Torfmoor an der Grenze
Ein weiterer Hotspot ist das Torfmoorgebiet am Oberlauf der Ascha entlang der Landesgrenze hinter Friedrichshäng, nahe dem „Touristen-Disneyland Plöß“, wie sich Jörg Wurm ausdrückt. Ein Schild auf tschechischer Seite weist auf den Feuchtlebensraum hin. Der Weg schlängelt sich an den Grenzsteinen entlang. Was dem Naturschutzwart nicht freut, sind frische Feuerstellen und Mountain-Bike-Spuren, die tiefe Rillen ins Moor ziehen und dabei seltene Moose beeinträchtigen. Die Tour endet bei einer Waldwiese, auf der als Rarität die winzige Moosbeere wächst. Besitzer der Fläche ist der VSL Oberpfalz (Verein zum Schutz wertvoller Landschaftsbestandteile). Zügig geht es zum Parkplatz zurück. Heute waren es gut 6000 Schritte. „Meine übliche Runde hat 19 Kilometer“, sagt Jörg Wurm unbeeindruckt. Präsenz zu zeigen, ist ihm wichtig.
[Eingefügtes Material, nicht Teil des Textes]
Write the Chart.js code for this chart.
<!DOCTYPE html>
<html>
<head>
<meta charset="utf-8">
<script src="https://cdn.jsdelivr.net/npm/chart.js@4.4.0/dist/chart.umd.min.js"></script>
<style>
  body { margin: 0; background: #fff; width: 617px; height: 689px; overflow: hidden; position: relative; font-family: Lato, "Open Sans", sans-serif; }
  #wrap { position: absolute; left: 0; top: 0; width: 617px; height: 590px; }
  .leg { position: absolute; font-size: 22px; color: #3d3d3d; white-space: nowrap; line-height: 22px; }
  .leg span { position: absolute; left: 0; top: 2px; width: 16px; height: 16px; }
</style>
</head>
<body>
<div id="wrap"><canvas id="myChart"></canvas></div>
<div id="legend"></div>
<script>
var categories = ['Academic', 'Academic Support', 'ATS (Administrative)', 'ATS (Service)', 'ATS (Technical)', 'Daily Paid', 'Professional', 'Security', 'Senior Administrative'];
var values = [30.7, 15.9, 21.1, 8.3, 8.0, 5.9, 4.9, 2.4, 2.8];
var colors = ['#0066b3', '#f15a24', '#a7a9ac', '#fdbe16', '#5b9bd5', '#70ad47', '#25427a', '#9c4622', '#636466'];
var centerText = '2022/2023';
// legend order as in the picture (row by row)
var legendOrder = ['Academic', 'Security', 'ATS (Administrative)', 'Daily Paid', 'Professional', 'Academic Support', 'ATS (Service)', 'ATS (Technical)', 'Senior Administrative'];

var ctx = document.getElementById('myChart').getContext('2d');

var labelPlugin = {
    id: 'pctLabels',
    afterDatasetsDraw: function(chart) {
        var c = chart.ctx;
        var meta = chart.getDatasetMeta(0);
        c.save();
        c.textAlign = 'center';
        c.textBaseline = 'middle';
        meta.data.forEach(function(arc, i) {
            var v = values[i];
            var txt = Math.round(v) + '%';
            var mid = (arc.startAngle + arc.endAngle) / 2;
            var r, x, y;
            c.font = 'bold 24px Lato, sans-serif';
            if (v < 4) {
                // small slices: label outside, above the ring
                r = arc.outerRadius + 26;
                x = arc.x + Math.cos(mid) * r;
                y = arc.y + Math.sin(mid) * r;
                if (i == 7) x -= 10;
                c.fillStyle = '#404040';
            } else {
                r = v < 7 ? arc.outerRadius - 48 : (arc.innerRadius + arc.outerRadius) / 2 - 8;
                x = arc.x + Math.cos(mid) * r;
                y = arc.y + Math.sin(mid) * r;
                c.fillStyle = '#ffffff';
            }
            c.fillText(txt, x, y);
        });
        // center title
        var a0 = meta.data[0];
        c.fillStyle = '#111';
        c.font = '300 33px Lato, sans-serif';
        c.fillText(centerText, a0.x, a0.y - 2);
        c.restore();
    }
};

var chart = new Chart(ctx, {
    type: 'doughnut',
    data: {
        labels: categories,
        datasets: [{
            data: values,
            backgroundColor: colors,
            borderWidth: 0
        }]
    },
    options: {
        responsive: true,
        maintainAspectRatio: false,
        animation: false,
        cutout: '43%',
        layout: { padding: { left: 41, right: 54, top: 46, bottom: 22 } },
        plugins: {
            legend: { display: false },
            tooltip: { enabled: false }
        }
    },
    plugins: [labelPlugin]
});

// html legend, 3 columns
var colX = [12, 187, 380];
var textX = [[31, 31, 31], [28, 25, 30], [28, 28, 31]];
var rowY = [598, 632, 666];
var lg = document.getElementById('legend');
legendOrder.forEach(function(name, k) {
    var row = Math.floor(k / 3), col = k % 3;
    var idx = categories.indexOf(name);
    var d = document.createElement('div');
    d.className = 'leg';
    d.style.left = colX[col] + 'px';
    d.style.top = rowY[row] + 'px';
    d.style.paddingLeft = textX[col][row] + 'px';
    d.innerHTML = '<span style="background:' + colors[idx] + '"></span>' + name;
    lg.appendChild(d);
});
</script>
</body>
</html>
Seinen Naturschutzwart-Dienstausweis musste er jedenfalls in den 20 Jahren noch nie zücken.
Der Naturschutzwart und seine Aufgaben
- Paragraph 49 Bayerisches Naturschutzgesetz: Zur Unterstützung der Naturschutzbehörden und der Polizei können bei der Unteren Naturschutzbehörde Hilfskräfte eingesetzt werden
- Sie haben die Aufgabe, Zuwiderhandlungen gegen Rechtsvorschriften, die den Schutz der Natur, die Pflege der Landschaft und die Erholung in der freien Natur regeln – und deren Übertretung mit Strafe oder Geldbuße bedroht ist – festzustellen, zu verhüten und zu unterbinden
- Ein Naturschutzwart kann Leute zur Feststellung der Personalien anhalten, und falls nicht möglich, zur Polizeidienststelle bringen
- Er kann einen Platzverweis aussprechen, und er kann das entnommene Gut sicherstellen
- Dienstabzeichen und Dienstausweis müssen mitgeführt werden.